Not long ago, Anil Ambani was considered the most flamboyant industrialist in the country, exuding a great deal of energy and frequently in the news, from Page Three to political and business pages. The collapse of his business empire made big headlines and became a matter of public discourse, from chatter in elite circles to local chai shops in the hinterland. A bombshell has now arrived in the form of a report from the markets regulator.
The Securities and Exchange Board of India (SEBI), in its 222-page report, has severely castigated Ambani and his associates following an investigation into multiple complaints alleging the siphoning of funds from Reliance Home Finance Ltd between 2018-19. The report calls Anil Ambani, Chairman of the Anil Dhirubhai Ambani Group (ADAG), the mastermind behind a fraudulent scheme to siphon off funds from the publicly listed Reliance Home Finance Ltd (RHFL) by disguising them as loans to nondescript and financially weak privately held companies connected to him.
‘Cavalier Approach’: What The Report Says
The SEBI report notes: “This is also a peculiar case where the company’s management has brazenly defied the diktat of its own Board that had raised concerns about `General Purpose Working Capital Loans (GPCL/GPC) lending and asked the company management to ensure compliance with the law.”
It further adds that “the cavalier approach by the company management and the promoter in approving loans amounting to hundreds of crores to companies many of which had negligible assets, cash flows, net worth, or revenues, suggests a sinister objective behind the `loans’. This sinister objective becomes all the more clear when the relationship of the borrowers with the promoters of RHFL is taken into account.”
As a result, SEBI has barred Anil Ambani and 24 other entities, including former key officials of Reliance Home Finance, from the securities market for five years. It has also imposed a penalty of Rs 25 crore on Ambani and restrained him from being associated with the securities market, including as a director or Key Managerial Personnel (KMP) in any listed company or any intermediary registered with the regulator, for a period of five years.
The SEBI report is likely to prompt other law enforcement agencies to initiate investigations against Ambani and other persons whose names have been red-flagged by the markets regulator.

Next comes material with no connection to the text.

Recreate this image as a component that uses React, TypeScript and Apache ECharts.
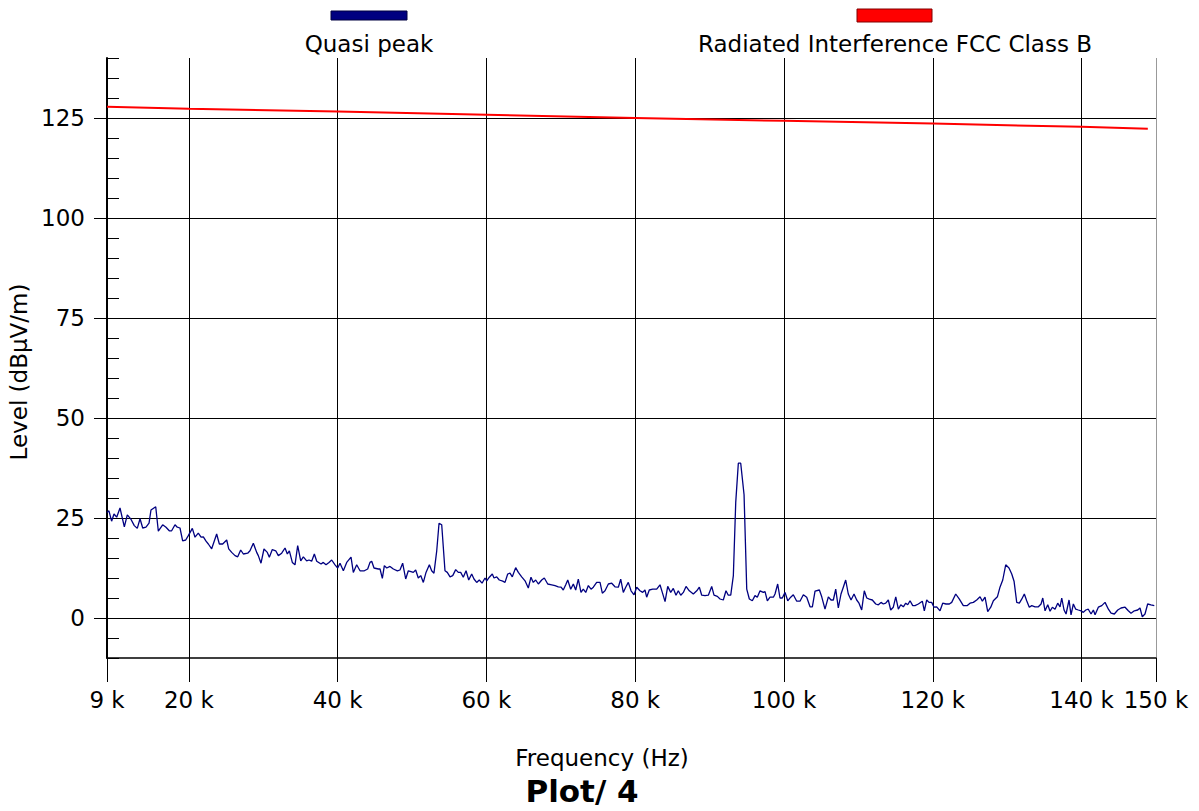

Some Startling Findings From SEBI
As many as 62 loan applications, covering an amount of Rs 5,552.67 crore were approved on the date of the loan application itself
27 loan applications amounting to Rs 1,940.58 crore were disbursed to the borrower on the date of the application itself
In the Credit Approval Memo (CAM) for loans amounting to Rs 5,850.19 crore, deviations from due process were recorded. The nature of these deviations includes: field investigation waived, probability of default waived, eligibility criteria not as per the norms, no creation of security, no customer rating undertaken, escrow account not opened, etc.

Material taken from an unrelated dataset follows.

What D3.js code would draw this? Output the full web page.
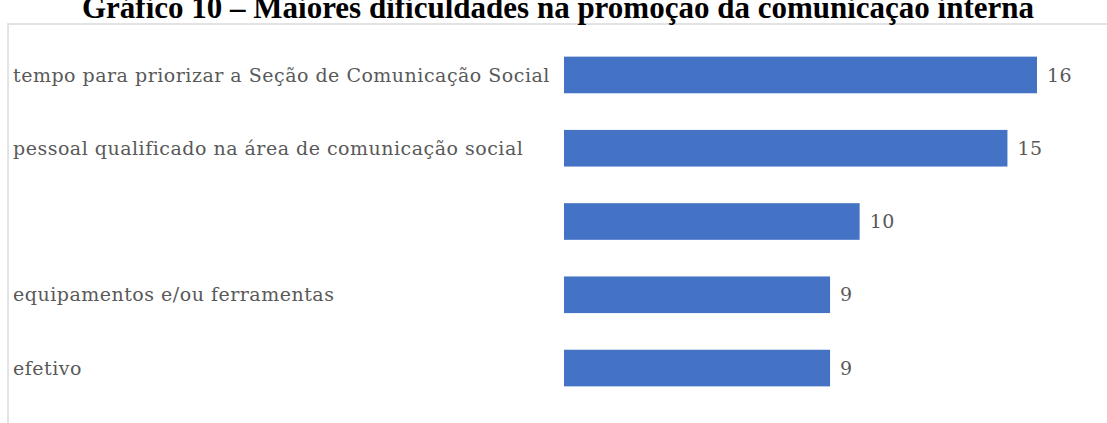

It was found that most of the loan application forms were left blank, and the authorised signatories merely signed on the last page of such application forms.
Even after the RHFL Board explicitly instructed the company on February 11, 2019, to stop disbursing any further GPC loans, RHFL continued to do so, disbursing thousands of crores of rupees with impunity, approved by Anil Ambani in his capacity as Group Head.

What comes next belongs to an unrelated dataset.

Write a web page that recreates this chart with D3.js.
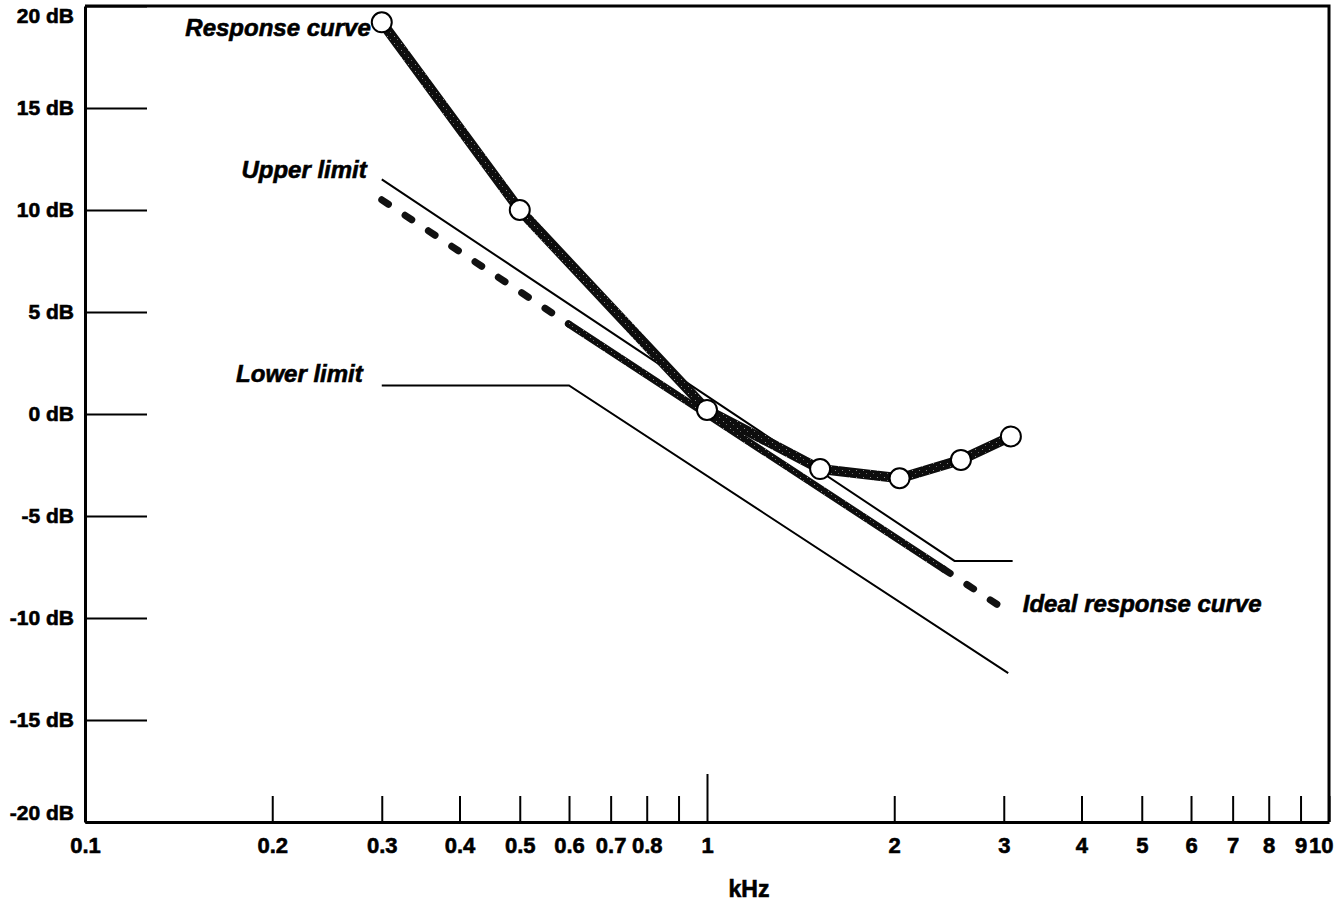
<!DOCTYPE html>
<html>
<head>
<meta charset="utf-8">
<script src="https://cdn.jsdelivr.net/npm/d3@7"></script>
<style>
  body { margin: 0; background: #fff; }
  svg text { font-family: "Liberation Sans", Arial, Helvetica, sans-serif; font-weight: bold; fill: #000; }
</style>
</head>
<body>
<svg id="chart" width="1344" height="908"></svg>
<script>
// data (kHz / dB)
var respFreq = [0.3, 0.5, 1.0, 1.52, 2.04, 2.56, 3.08],
    respDb   = [19.2, 10.0, 0.2, -2.7, -3.15, -2.25, -1.1];
var idealFreq = [0.3, 0.6, 2.4, 3.0],
    idealDb   = [10.5, 4.4, -7.6, -9.55],
    idealDash = [true, false, true];   // style of each segment
var upperFreq = [0.3, 2.5, 3.1],
    upperDb   = [11.5, -7.2, -7.2];
var lowerFreq = [0.3, 0.6, 3.05],
    lowerDb   = [1.4, 1.4, -12.7];
var yTicks  = [20, 15, 10, 5, 0, -5, -10, -15, -20];
var xTicks  = [0.1, 0.2, 0.3, 0.4, 0.5, 0.6, 0.7, 0.8, 0.9, 1, 2, 3, 4, 5, 6, 7, 8, 9, 10];
var xLabels = ["0.1", "0.2", "0.3", "0.4", "0.5", "0.6", "0.7", "0.8", "", "1", "2", "3", "4", "5", "6", "7", "8", "9", "10"];
var names = ["Response curve", "Upper limit", "Lower limit", "Ideal response curve"];

//layout
var area = { left: 85, right: 1329, top: 6, bottom: 822 };
var x = d3.scaleLog().domain([0.1, 10]).range([area.left, area.right]),
    y = d3.scaleLinear().domain([-20, 20]).range([area.bottom, area.top]);

var svg = d3.select("#chart");

// speckled ink for the heavy strokes
var pat = svg.append("defs").append("pattern").attr("id", "ink")
  .attr("patternUnits", "userSpaceOnUse").attr("width", 7).attr("height", 7);
pat.append("rect").attr("width", 7).attr("height", 7).attr("fill", "#0d0d0d");
pat.append("rect").attr("x", 2).attr("y", 1).attr("width", 1).attr("height", 1).attr("fill", "#8a8a8a");
pat.append("rect").attr("x", 5).attr("y", 4).attr("width", 1).attr("height", 1).attr("fill", "#6a6a6a");

function pts(fs, ds) { return fs.map(function(f, i) { return [x(f), y(ds[i])]; }); }
var line = d3.line();

// limits (thin)
svg.append("path").attr("d", line(pts(lowerFreq, lowerDb)))
   .attr("fill", "none").attr("stroke", "#000").attr("stroke-width", 2);
svg.append("path").attr("d", line(pts(upperFreq, upperDb)))
   .attr("fill", "none").attr("stroke", "#000").attr("stroke-width", 2);

// ideal response curve
var ip = pts(idealFreq, idealDb);
for (var k = 0; k < idealDash.length; k++) {
  var seg = svg.append("path").attr("d", line([ip[k], ip[k + 1]]))
    .attr("fill", "none").attr("stroke-linecap", "round");
  if (idealDash[k]) {
    seg.attr("stroke", "#111").attr("stroke-width", 7).attr("stroke-dasharray", "8 20");
  } else {
    seg.attr("stroke", "url(#ink)").attr("stroke-width", 7);
  }
}

// measured response
var rp = pts(respFreq, respDb);
svg.append("path").attr("d", line(rp))
   .attr("fill", "none").attr("stroke", "url(#ink)").attr("stroke-width", 10)
   .attr("stroke-linejoin", "round").attr("stroke-linecap", "round");
svg.selectAll("circle.pt").data(rp).enter().append("circle").attr("class", "pt")
   .attr("cx", function(d) { return d[0]; }).attr("cy", function(d) { return d[1]; })
   .attr("r", 10).attr("fill", "#fff").attr("stroke", "#000").attr("stroke-width", 2);

// axes
var gy = svg.append("g").attr("transform", "translate(" + area.left + ",0)")
  .call(d3.axisLeft(y).tickValues(yTicks).tickSize(-62).tickSizeOuter(0).tickPadding(11)
          .tickFormat(function(d) { return d + " dB"; }));
gy.attr("font-size", 21).attr("font-family", null);
gy.selectAll(".tick line").attr("stroke-width", 2);
gy.selectAll(".tick text").attr("dy", function(d) { return d == 20 ? "0.78em" : (d == -20 ? "-0.1em" : "0.33em"); });

var gx = svg.append("g").attr("transform", "translate(0," + area.bottom + ")")
  .call(d3.axisBottom(x).tickValues(xTicks).tickSize(-26).tickSizeOuter(0).tickPadding(15)
          .tickFormat(function(d) { return xLabels[xTicks.indexOf(d)]; }));
gx.attr("font-size", 22).attr("font-family", null);
gx.selectAll(".tick line").attr("stroke-width", 2)
  .attr("y2", function(d) { return d == 1 ? -48 : -26; });
gx.selectAll(".tick text").filter(function(d) { return d == 10; })
  .attr("text-anchor", "end").attr("x", 4);

[gx, gy].forEach(function(g) {
  g.select(".domain").attr("stroke-width", 3);
  g.selectAll("text").attr("stroke", "#000").attr("stroke-width", 0.6);
});

// frame top / right
svg.append("path")
   .attr("d", line([[x(0.1), y(20)], [x(10), y(20)], [x(10), y(-20)]]))
   .attr("fill", "none").attr("stroke", "#000").attr("stroke-width", 3);

svg.append("text").attr("x", (x(0.1) + x(10)) / 2 + 42).attr("y", 897)
   .attr("text-anchor", "middle").attr("font-size", 23)
   .attr("stroke", "#000").attr("stroke-width", 0.6).text("kHz");

// curve names
var tags = [
  { t: names[0], px: rp[0][0] - 11, py: rp[0][1] + 14, a: "end" },
  { t: names[1], px: x(upperFreq[0]) - 15, py: y(upperDb[0]) - 1, a: "end" },
  { t: names[2], px: x(lowerFreq[0]) - 19, py: y(lowerDb[0]) - 3, a: "end" },
  { t: names[3], px: x(idealFreq[3]) + 19, py: y(idealDb[3]) + 3, a: "start" }
];
svg.selectAll("text.tag").data(tags).enter().append("text").attr("class", "tag")
   .attr("x", function(d) { return d.px; }).attr("y", function(d) { return d.py; })
   .attr("text-anchor", function(d) { return d.a; })
   .attr("font-size", 24).attr("font-style", "italic")
   .attr("stroke", "#000").attr("stroke-width", 0.6)
   .text(function(d) { return d.t; });
</script>
</body>
</html>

Even at the time of disbursal of the GPC Loans, the internal approval memos themselves recorded that several hundreds of crores of rupees worth of loans were being made to nondescript and dubious entities that were plainly and utterly credit-unworthy.
This was all part of an elaborate and nefarious scheme undertaken to divert funds from RHFL to promoter-linked entities while concealing the financial implications of their actions from the investing public. As a result, the company eventually collapsed, causing immense losses to its investors and the broader ecosystem.
An Elaborate Scheme?
The facts and circumstances of this case clearly indicate that the defaults are the culmination of an elaborate and coordinated design to move funds from the publicly listed company to nondescript and financially weak privately held companies connected with the Reliance ADA Group.
By a preponderance of probability, the mastermind behind the fraudulent scheme seems to be Anil Ambani. It is also apparent that some other persons in key management positions in the company played an active role in perpetrating the fraudulent scheme.
Subsequently, most of the GPCL borrowers’ accounts turned into NPAs, and as a consequence, RHFL defaulted on its payment obligations towards its lenders.
The company’s public shareholders have been left high and dry. For reference, as of March 2018, the RHFL share price had closed at around Rs 59.60. By March 2020, as the extent of the fraud became clear, the share price had collapsed to Rs 0.75. Even to this date, there are more than 9 lakh shareholders invested in RHFL.